→ Supplied information
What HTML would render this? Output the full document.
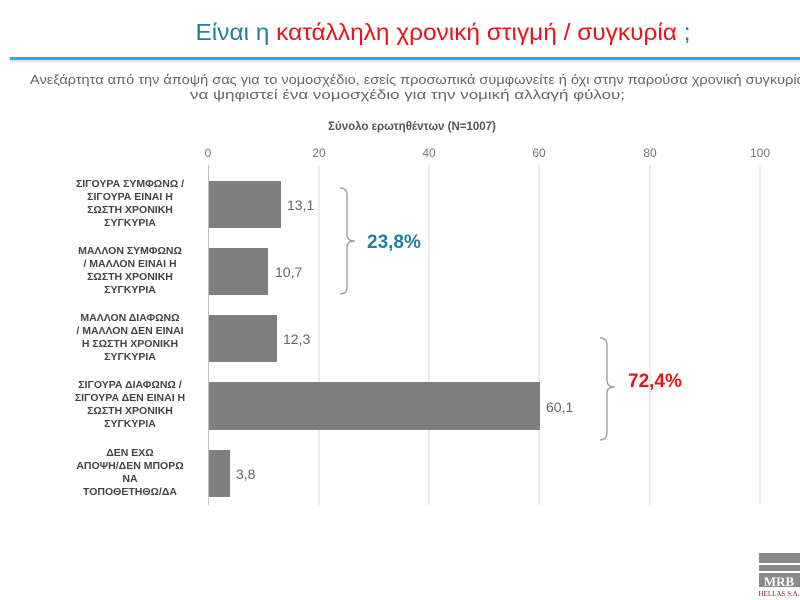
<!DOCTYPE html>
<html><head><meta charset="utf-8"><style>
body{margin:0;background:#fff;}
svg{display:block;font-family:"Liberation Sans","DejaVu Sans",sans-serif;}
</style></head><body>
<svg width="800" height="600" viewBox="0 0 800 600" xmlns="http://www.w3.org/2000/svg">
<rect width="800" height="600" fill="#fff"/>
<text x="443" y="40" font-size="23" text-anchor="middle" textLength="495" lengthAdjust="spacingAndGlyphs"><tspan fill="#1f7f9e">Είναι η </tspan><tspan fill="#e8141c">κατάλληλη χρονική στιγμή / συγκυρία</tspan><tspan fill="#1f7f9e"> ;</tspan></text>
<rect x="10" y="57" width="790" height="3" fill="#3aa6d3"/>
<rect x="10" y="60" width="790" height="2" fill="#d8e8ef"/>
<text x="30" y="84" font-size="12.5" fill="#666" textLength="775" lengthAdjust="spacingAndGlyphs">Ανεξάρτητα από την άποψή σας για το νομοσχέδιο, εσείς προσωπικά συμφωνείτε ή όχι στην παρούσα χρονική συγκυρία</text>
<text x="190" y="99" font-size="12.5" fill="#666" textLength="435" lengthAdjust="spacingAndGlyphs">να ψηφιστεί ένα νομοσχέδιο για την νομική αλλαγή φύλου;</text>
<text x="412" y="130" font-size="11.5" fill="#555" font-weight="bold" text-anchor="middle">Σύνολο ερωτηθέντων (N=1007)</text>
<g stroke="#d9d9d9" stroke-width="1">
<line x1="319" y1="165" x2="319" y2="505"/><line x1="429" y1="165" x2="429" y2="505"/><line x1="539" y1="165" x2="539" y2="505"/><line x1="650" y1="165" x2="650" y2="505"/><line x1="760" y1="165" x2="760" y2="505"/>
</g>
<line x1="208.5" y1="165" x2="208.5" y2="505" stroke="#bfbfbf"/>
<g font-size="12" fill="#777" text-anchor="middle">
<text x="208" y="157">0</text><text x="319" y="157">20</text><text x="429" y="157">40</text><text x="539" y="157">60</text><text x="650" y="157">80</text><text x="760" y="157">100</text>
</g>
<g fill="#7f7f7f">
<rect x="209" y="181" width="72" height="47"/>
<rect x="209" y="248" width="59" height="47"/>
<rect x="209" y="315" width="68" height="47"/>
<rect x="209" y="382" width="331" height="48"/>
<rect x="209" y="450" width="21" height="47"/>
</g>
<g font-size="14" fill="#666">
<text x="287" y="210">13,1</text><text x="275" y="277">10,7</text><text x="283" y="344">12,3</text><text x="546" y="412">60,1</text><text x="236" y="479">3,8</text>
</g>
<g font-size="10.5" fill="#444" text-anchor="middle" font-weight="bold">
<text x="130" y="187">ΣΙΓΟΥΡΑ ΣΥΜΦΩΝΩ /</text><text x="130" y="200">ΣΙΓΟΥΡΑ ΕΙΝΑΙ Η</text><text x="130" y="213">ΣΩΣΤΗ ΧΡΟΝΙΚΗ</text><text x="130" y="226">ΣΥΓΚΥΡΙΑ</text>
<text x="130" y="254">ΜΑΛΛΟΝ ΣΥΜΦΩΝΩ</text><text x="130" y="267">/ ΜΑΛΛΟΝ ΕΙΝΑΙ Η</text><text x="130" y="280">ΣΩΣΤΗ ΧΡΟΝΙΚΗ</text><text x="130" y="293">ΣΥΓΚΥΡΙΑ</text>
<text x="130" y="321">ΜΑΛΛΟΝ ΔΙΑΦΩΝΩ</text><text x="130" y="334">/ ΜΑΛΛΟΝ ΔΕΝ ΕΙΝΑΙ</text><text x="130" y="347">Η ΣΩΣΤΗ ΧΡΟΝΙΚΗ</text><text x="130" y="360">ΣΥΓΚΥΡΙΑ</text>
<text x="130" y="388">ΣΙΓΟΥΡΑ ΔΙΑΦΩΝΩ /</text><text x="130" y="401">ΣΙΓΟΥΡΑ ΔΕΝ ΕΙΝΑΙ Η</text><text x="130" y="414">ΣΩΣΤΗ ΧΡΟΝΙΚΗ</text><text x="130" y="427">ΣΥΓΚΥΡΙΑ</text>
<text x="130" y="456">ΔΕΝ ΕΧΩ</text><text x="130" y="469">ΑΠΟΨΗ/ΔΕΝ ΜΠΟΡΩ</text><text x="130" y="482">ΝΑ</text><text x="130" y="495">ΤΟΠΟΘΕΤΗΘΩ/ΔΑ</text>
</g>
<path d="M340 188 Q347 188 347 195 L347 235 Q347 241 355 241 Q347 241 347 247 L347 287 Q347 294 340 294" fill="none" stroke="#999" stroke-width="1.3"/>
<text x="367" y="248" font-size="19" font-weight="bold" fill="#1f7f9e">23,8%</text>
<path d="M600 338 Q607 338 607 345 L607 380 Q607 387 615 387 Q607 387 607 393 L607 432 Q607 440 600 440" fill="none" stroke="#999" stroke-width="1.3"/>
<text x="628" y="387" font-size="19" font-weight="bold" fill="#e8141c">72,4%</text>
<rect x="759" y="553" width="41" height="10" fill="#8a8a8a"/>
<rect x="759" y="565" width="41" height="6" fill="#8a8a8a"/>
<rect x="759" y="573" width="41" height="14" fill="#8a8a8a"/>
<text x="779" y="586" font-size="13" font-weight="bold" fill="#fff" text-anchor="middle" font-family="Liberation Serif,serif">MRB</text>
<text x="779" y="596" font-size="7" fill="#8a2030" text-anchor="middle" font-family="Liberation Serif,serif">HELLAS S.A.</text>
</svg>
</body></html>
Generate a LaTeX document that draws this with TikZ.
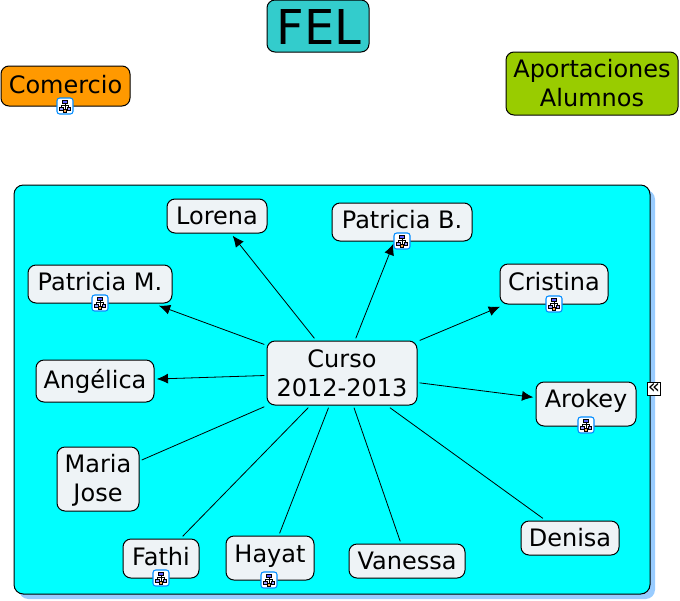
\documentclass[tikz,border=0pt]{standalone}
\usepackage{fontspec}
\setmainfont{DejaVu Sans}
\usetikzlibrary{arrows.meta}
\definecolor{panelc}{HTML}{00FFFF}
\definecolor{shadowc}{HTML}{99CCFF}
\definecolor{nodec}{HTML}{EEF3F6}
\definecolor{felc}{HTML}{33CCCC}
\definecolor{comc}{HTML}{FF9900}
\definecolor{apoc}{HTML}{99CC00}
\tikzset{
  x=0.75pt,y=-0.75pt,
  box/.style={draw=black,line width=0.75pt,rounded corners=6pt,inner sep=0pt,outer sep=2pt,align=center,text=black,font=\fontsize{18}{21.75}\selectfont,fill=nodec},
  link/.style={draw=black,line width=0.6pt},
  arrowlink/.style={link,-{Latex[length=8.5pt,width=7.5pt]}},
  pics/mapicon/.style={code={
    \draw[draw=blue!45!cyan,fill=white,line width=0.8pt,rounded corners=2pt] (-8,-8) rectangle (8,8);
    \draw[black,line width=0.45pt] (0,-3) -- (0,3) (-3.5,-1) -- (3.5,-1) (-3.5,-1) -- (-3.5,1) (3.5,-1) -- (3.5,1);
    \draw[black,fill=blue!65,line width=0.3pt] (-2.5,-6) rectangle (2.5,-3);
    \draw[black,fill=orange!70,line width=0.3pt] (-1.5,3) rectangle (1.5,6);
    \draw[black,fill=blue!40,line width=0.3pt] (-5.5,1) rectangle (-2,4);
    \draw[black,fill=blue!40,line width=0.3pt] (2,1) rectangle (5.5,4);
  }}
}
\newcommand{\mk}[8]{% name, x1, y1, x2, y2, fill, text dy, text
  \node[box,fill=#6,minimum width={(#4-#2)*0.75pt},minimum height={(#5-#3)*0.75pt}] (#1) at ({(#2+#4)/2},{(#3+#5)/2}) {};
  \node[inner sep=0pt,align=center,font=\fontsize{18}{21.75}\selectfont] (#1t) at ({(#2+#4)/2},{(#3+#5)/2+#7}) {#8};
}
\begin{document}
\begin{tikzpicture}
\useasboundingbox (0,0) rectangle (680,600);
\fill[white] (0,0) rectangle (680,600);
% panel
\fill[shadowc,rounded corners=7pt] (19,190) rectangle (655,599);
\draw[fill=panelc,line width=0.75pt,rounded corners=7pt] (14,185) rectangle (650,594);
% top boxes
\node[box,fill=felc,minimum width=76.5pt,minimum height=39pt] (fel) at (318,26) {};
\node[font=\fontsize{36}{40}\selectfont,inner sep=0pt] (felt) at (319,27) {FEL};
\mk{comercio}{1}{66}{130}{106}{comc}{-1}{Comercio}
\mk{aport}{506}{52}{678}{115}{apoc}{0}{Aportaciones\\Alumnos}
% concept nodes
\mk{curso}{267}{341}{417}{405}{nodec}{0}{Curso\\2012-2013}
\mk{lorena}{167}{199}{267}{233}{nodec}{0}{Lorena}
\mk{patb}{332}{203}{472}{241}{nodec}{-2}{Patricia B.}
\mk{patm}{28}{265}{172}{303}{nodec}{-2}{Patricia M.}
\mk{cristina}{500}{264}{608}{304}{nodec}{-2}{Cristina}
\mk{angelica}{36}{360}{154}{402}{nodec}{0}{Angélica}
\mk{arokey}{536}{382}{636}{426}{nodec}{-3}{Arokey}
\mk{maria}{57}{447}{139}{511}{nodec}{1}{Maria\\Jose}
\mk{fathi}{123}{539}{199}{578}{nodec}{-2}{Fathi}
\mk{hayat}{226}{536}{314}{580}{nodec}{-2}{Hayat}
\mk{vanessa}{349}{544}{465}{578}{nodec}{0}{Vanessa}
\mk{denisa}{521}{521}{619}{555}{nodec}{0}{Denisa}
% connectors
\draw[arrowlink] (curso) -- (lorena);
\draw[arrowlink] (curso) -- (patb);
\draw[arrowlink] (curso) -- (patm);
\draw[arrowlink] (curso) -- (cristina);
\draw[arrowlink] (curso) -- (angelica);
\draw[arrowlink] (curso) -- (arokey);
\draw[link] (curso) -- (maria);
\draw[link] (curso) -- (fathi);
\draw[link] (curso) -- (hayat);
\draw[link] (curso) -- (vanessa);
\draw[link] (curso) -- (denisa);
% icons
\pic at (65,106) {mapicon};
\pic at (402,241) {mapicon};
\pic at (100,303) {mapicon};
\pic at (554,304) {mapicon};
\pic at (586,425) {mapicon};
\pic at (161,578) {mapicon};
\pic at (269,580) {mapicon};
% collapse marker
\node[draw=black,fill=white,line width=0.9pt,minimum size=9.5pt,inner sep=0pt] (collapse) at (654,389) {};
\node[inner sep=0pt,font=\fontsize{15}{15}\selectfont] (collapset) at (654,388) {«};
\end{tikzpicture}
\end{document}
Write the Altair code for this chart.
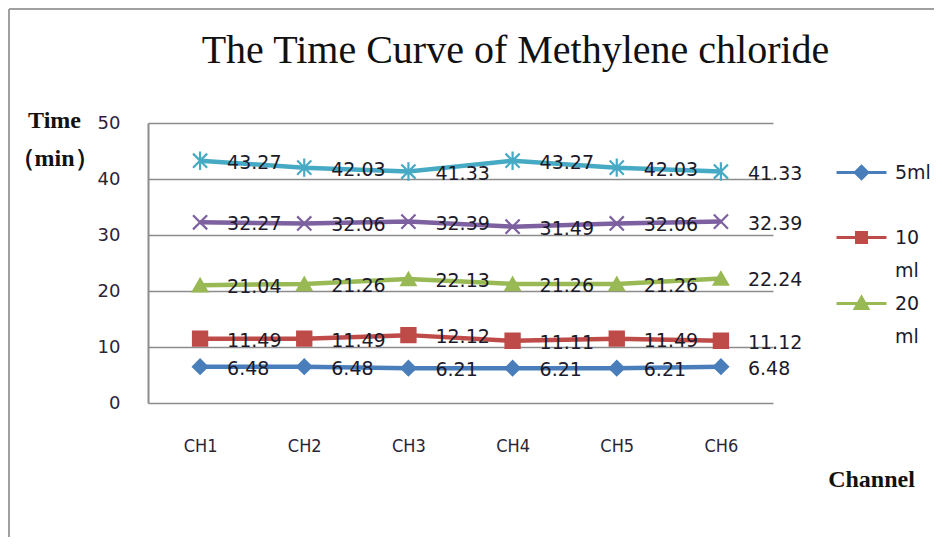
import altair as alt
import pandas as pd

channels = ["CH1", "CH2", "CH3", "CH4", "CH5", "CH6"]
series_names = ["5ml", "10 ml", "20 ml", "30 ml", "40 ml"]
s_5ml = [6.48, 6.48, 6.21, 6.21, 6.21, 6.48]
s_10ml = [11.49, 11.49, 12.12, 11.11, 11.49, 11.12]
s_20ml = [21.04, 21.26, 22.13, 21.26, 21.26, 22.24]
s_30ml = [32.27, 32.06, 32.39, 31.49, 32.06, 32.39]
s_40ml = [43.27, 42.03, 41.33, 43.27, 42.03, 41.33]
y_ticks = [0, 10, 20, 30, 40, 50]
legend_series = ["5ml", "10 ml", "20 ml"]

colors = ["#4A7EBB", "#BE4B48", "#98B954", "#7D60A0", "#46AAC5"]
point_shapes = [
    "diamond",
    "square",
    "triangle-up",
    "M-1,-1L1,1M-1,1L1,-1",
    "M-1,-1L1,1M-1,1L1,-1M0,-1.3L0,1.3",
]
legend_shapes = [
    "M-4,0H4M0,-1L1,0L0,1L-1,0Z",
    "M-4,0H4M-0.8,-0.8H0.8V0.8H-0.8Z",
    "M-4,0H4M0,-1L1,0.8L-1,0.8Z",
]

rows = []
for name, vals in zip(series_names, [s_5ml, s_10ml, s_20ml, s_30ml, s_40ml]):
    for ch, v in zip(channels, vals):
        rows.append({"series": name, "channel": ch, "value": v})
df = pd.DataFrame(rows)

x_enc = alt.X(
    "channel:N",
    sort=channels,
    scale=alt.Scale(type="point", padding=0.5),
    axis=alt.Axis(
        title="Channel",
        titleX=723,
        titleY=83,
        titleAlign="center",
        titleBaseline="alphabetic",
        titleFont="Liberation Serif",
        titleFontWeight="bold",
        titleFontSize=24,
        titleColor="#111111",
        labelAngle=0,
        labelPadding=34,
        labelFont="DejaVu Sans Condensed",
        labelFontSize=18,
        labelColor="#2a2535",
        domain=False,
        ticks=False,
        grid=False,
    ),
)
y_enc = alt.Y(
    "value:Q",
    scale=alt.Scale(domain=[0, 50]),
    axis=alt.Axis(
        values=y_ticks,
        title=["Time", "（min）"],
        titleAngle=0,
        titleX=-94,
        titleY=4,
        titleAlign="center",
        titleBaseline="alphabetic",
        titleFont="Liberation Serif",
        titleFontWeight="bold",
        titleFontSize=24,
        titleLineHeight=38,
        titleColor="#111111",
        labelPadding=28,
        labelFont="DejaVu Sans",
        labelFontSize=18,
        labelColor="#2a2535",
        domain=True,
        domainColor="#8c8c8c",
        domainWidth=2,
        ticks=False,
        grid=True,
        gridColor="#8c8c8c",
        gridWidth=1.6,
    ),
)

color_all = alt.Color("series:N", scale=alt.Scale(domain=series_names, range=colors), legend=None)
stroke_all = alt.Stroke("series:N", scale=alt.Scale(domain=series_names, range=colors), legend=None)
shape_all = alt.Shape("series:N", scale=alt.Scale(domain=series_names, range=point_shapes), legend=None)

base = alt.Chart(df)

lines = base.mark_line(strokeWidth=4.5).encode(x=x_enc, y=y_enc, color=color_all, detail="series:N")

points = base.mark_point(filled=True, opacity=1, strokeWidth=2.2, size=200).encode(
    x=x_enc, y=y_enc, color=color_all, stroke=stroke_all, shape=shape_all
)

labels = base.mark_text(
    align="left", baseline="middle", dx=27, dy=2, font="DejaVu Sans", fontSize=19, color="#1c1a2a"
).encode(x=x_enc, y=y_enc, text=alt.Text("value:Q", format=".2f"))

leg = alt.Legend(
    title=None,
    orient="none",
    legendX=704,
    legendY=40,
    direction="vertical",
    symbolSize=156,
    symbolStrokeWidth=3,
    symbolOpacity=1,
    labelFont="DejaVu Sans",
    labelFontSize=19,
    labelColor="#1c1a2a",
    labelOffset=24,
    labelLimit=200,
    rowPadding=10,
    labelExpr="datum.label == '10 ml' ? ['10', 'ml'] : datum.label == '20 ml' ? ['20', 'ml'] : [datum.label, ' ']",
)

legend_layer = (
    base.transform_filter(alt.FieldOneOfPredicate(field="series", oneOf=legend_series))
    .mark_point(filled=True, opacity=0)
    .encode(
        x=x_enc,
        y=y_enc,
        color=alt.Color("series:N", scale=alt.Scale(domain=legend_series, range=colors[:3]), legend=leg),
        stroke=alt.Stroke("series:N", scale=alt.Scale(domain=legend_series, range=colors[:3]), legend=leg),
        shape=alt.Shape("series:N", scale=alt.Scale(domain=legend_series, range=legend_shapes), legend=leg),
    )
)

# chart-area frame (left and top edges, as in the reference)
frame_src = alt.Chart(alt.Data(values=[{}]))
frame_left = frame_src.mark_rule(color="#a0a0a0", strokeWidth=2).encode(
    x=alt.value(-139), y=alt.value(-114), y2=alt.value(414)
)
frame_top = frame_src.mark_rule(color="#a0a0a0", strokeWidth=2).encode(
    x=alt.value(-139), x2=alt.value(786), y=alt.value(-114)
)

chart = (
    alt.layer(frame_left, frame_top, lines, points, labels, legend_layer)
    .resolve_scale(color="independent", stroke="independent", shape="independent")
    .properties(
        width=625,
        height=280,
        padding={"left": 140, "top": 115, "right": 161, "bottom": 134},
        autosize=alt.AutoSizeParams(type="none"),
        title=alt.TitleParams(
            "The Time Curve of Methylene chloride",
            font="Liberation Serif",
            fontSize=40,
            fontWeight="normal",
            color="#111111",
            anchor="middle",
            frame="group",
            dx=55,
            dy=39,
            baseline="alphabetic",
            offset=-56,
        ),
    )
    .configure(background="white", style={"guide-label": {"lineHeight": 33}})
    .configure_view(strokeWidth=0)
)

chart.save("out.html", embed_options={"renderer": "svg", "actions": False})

→ Aim
Leave the pictures out and copy exactly the lines from the one with "Write the Altair code for this chart." to the one with "import pandas as pd", both included.

→ Right answer
Write the Altair code for this chart.
import altair as alt
import pandas as pd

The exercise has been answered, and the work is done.